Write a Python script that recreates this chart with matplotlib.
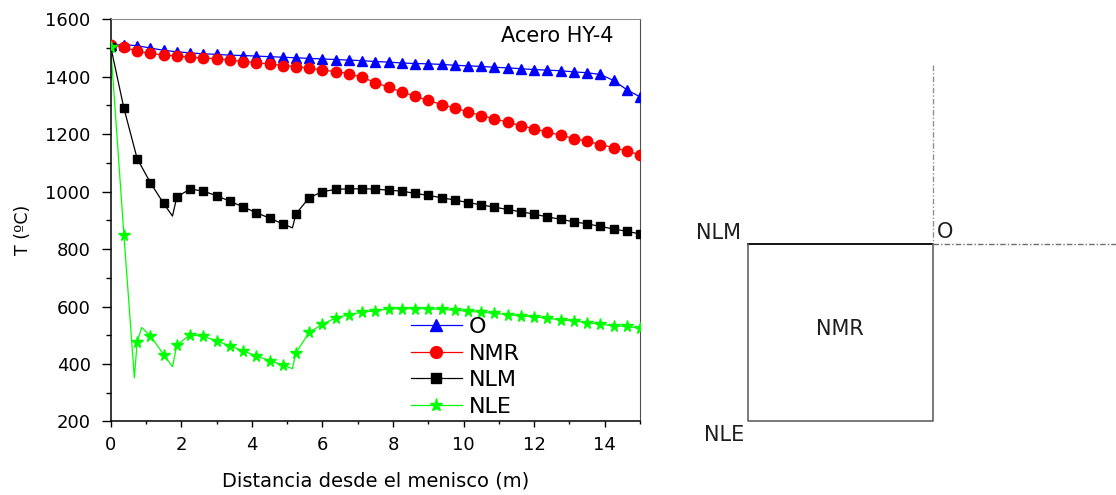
import numpy as np
import matplotlib
matplotlib.use("Agg")
import matplotlib.pyplot as plt
from matplotlib.ticker import MultipleLocator

# distance from the meniscus (m), one marker every 0.375 m
dist = np.linspace(0, 15, 41)

temp_o = [1510, 1512, 1508, 1500, 1492, 1487, 1483, 1480, 1478, 1475,
          1474, 1472, 1470, 1468, 1466, 1464, 1462, 1460, 1458, 1456,
          1453, 1451, 1448, 1446, 1445, 1443, 1440, 1438, 1436, 1433,
          1431, 1428, 1425, 1423, 1421, 1417, 1414, 1408, 1387, 1355, 1330]

temp_nmr = [1510, 1503, 1489, 1481, 1476, 1472, 1468, 1465, 1463, 1458,
            1453, 1449, 1445, 1439, 1435, 1430, 1423, 1418, 1411, 1398,
            1380, 1363, 1347, 1332, 1318, 1303, 1291, 1278, 1265, 1254,
            1241, 1230, 1219, 1207, 1197, 1185, 1176, 1164, 1153, 1142, 1128]

temp_nlm = [1505, 1290, 1115, 1031, 959, 982, 1009, 1002, 986, 967,
            947, 927, 908, 888, 923, 979, 1000, 1008, 1010, 1010,
            1009, 1005, 1002, 994, 987, 979, 971, 962, 954, 946,
            938, 930, 922, 912, 904, 895, 888, 879, 870, 862, 853]

temp_nle = [1505, 848, 478, 498, 433, 466, 502, 496, 481, 463,
            446, 428, 412, 396, 440, 510, 539, 560, 572, 580,
            586, 592, 593, 593, 593, 590, 588, 583, 581, 576,
            572, 568, 564, 559, 554, 550, 544, 539, 533, 531, 524]

# points of the curves that fall between markers (dips and peaks)
nlm_extra_x = [1.75, 5.15]
nlm_extra_t = [915, 874]
nle_extra_x = [0.67, 0.88, 1.75, 5.15]
nle_extra_t = [352, 527, 391, 384]


def curve(x, t, extra_x=(), extra_t=()):
    xs = np.concatenate([x, extra_x])
    ts = np.concatenate([t, extra_t])
    order = np.argsort(xs, kind="stable")
    return xs[order], ts[order]


def plot_series(ax, t, color, marker, ms, label, extra_x=(), extra_t=()):
    xs, ts = curve(dist, t, extra_x, extra_t)
    ax.plot(xs, ts, color=color, lw=0.9, zorder=2)
    ax.plot(dist, t, ls="none", marker=marker, ms=ms, color=color, zorder=3)
    # legend proxy: line with a single marker
    ax.plot([], [], color=color, lw=0.9, marker=marker, ms=ms + 1, label=label)


def draw_section(ax):
    # cross-section of the strand: corner O, mid-face NMR, edges NLM/NLE
    left, right, top, bottom = 748, 933, 244, 421
    ax.plot([left, right], [top, top], color="black", lw=1.3)
    ax.plot([left, left, right, right], [top, bottom, bottom, top],
            color="#555555", lw=1.1)
    dashdot = (0, (4, 1.5, 1, 1.5))
    ax.plot([right, right], [65, top], color="#909090", lw=1.0, ls=dashdot)
    ax.plot([right, 1116], [top, top], color="#707070", lw=1.0, ls=dashdot)

    kw = dict(fontsize=15, color="#1e1e1e", va="center")
    ax.text(696, 233, "NLM", ha="left", **kw)
    ax.text(937, 232, "O", ha="left", **kw)
    ax.text(840, 329, "NMR", ha="center", **kw)
    ax.text(704, 435, "NLE", ha="left", **kw)


def main():
    fig = plt.figure(figsize=(11.16, 4.95), dpi=100)

    sketch = fig.add_axes([0, 0, 1, 1])
    sketch.set_xlim(0, 1116)
    sketch.set_ylim(495, 0)
    sketch.axis("off")
    draw_section(sketch)

    ax = fig.add_axes([0.0992, 0.1485, 0.4743, 0.8125])

    plot_series(ax, temp_o, "#0000ff", "^", 7, "O")
    plot_series(ax, temp_nmr, "#ff0000", "o", 7.5, "NMR")
    plot_series(ax, temp_nlm, "#000000", "s", 5.5, "NLM", nlm_extra_x, nlm_extra_t)
    plot_series(ax, temp_nle, "#00ff00", "*", 8.5, "NLE", nle_extra_x, nle_extra_t)

    ax.set_xlim(0, 15)
    ax.set_ylim(200, 1600)
    ax.xaxis.set_major_locator(MultipleLocator(2))
    ax.xaxis.set_minor_locator(MultipleLocator(1))
    ax.yaxis.set_major_locator(MultipleLocator(200))
    ax.yaxis.set_minor_locator(MultipleLocator(100))

    ax.tick_params(axis="x", which="major", direction="out", length=4.5,
                   width=1, labelsize=13, pad=6)
    ax.tick_params(axis="x", which="minor", direction="out", length=2.5, width=1)
    ax.tick_params(axis="y", which="major", direction="out", length=6.5,
                   width=1, labelsize=13, pad=8)
    ax.tick_params(axis="y", which="minor", direction="out", length=3.5, width=1)

    for side in ("left", "bottom"):
        ax.spines[side].set_linewidth(1.1)
    ax.spines["top"].set_color("#8a8a8a")
    ax.spines["right"].set_color("#505050")

    ax.set_xlabel("Distancia desde el menisco (m)", fontsize=14)
    ax.set_ylabel("T (ºC)", fontsize=12.5)
    ax.xaxis.set_label_coords(0.5, -0.125)
    ax.yaxis.set_label_coords(-0.148, 0.476)

    ax.text(0.737, 0.958, "Acero HY-4", transform=ax.transAxes,
            fontsize=15, ha="left", va="center")

    ax.legend(loc="upper left", bbox_to_anchor=(0.567, 0.26), frameon=False,
              fontsize=16, handlelength=2.3, handletextpad=0.3,
              labelspacing=0.3, borderpad=0, borderaxespad=0, numpoints=1)

    fig.savefig("out.png", dpi=100)


if __name__ == "__main__":
    main()
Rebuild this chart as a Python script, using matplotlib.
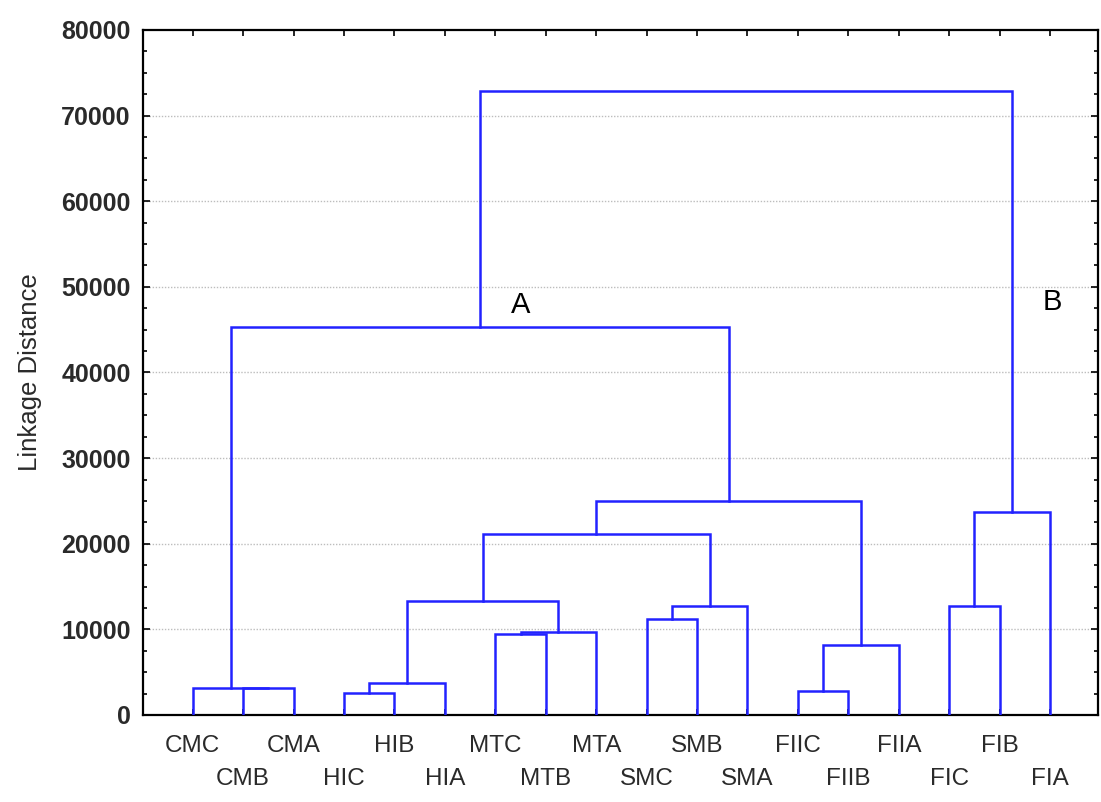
════
Skip the images and write out the rest of the listing exactly.

Write a Python script that recreates this chart with matplotlib.
import numpy as np
import matplotlib
matplotlib.use("Agg")
import matplotlib.pyplot as plt
from matplotlib.ticker import MultipleLocator

# distance from the meniscus (m), one marker every 0.375 m
dist = np.linspace(0, 15, 41)

temp_o = [1510, 1512, 1508, 1500, 1492, 1487, 1483, 1480, 1478, 1475,
          1474, 1472, 1470, 1468, 1466, 1464, 1462, 1460, 1458, 1456,
          1453, 1451, 1448, 1446, 1445, 1443, 1440, 1438, 1436, 1433,
          1431, 1428, 1425, 1423, 1421, 1417, 1414, 1408, 1387, 1355, 1330]

temp_nmr = [1510, 1503, 1489, 1481, 1476, 1472, 1468, 1465, 1463, 1458,
            1453, 1449, 1445, 1439, 1435, 1430, 1423, 1418, 1411, 1398,
            1380, 1363, 1347, 1332, 1318, 1303, 1291, 1278, 1265, 1254,
            1241, 1230, 1219, 1207, 1197, 1185, 1176, 1164, 1153, 1142, 1128]

temp_nlm = [1505, 1290, 1115, 1031, 959, 982, 1009, 1002, 986, 967,
            947, 927, 908, 888, 923, 979, 1000, 1008, 1010, 1010,
            1009, 1005, 1002, 994, 987, 979, 971, 962, 954, 946,
            938, 930, 922, 912, 904, 895, 888, 879, 870, 862, 853]

temp_nle = [1505, 848, 478, 498, 433, 466, 502, 496, 481, 463,
            446, 428, 412, 396, 440, 510, 539, 560, 572, 580,
            586, 592, 593, 593, 593, 590, 588, 583, 581, 576,
            572, 568, 564, 559, 554, 550, 544, 539, 533, 531, 524]

# points of the curves that fall between markers (dips and peaks)
nlm_extra_x = [1.75, 5.15]
nlm_extra_t = [915, 874]
nle_extra_x = [0.67, 0.88, 1.75, 5.15]
nle_extra_t = [352, 527, 391, 384]


def curve(x, t, extra_x=(), extra_t=()):
    xs = np.concatenate([x, extra_x])
    ts = np.concatenate([t, extra_t])
    order = np.argsort(xs, kind="stable")
    return xs[order], ts[order]


def plot_series(ax, t, color, marker, ms, label, extra_x=(), extra_t=()):
    xs, ts = curve(dist, t, extra_x, extra_t)
    ax.plot(xs, ts, color=color, lw=0.9, zorder=2)
    ax.plot(dist, t, ls="none", marker=marker, ms=ms, color=color, zorder=3)
    # legend proxy: line with a single marker
    ax.plot([], [], color=color, lw=0.9, marker=marker, ms=ms + 1, label=label)


def draw_section(ax):
    # cross-section of the strand: corner O, mid-face NMR, edges NLM/NLE
    left, right, top, bottom = 748, 933, 244, 421
    ax.plot([left, right], [top, top], color="black", lw=1.3)
    ax.plot([left, left, right, right], [top, bottom, bottom, top],
            color="#555555", lw=1.1)
    dashdot = (0, (4, 1.5, 1, 1.5))
    ax.plot([right, right], [65, top], color="#909090", lw=1.0, ls=dashdot)
    ax.plot([right, 1116], [top, top], color="#707070", lw=1.0, ls=dashdot)

    kw = dict(fontsize=15, color="#1e1e1e", va="center")
    ax.text(696, 233, "NLM", ha="left", **kw)
    ax.text(937, 232, "O", ha="left", **kw)
    ax.text(840, 329, "NMR", ha="center", **kw)
    ax.text(704, 435, "NLE", ha="left", **kw)


def main():
    fig = plt.figure(figsize=(11.16, 4.95), dpi=100)

    sketch = fig.add_axes([0, 0, 1, 1])
    sketch.set_xlim(0, 1116)
    sketch.set_ylim(495, 0)
    sketch.axis("off")
    draw_section(sketch)

    ax = fig.add_axes([0.0992, 0.1485, 0.4743, 0.8125])

    plot_series(ax, temp_o, "#0000ff", "^", 7, "O")
    plot_series(ax, temp_nmr, "#ff0000", "o", 7.5, "NMR")
    plot_series(ax, temp_nlm, "#000000", "s", 5.5, "NLM", nlm_extra_x, nlm_extra_t)
    plot_series(ax, temp_nle, "#00ff00", "*", 8.5, "NLE", nle_extra_x, nle_extra_t)

    ax.set_xlim(0, 15)
    ax.set_ylim(200, 1600)
    ax.xaxis.set_major_locator(MultipleLocator(2))
    ax.xaxis.set_minor_locator(MultipleLocator(1))
    ax.yaxis.set_major_locator(MultipleLocator(200))
    ax.yaxis.set_minor_locator(MultipleLocator(100))

    ax.tick_params(axis="x", which="major", direction="out", length=4.5,
                   width=1, labelsize=13, pad=6)
    ax.tick_params(axis="x", which="minor", direction="out", length=2.5, width=1)
    ax.tick_params(axis="y", which="major", direction="out", length=6.5,
                   width=1, labelsize=13, pad=8)
    ax.tick_params(axis="y", which="minor", direction="out", length=3.5, width=1)

    for side in ("left", "bottom"):
        ax.spines[side].set_linewidth(1.1)
    ax.spines["top"].set_color("#8a8a8a")
    ax.spines["right"].set_color("#505050")

    ax.set_xlabel("Distancia desde el menisco (m)", fontsize=14)
    ax.set_ylabel("T (ºC)", fontsize=12.5)
    ax.xaxis.set_label_coords(0.5, -0.125)
    ax.yaxis.set_label_coords(-0.148, 0.476)

    ax.text(0.737, 0.958, "Acero HY-4", transform=ax.transAxes,
            fontsize=15, ha="left", va="center")

    ax.legend(loc="upper left", bbox_to_anchor=(0.567, 0.26), frameon=False,
              fontsize=16, handlelength=2.3, handletextpad=0.3,
              labelspacing=0.3, borderpad=0, borderaxespad=0, numpoints=1)

    fig.savefig("out.png", dpi=100)


if __name__ == "__main__":
    main()
Rebuild this chart as a Python script, using matplotlib.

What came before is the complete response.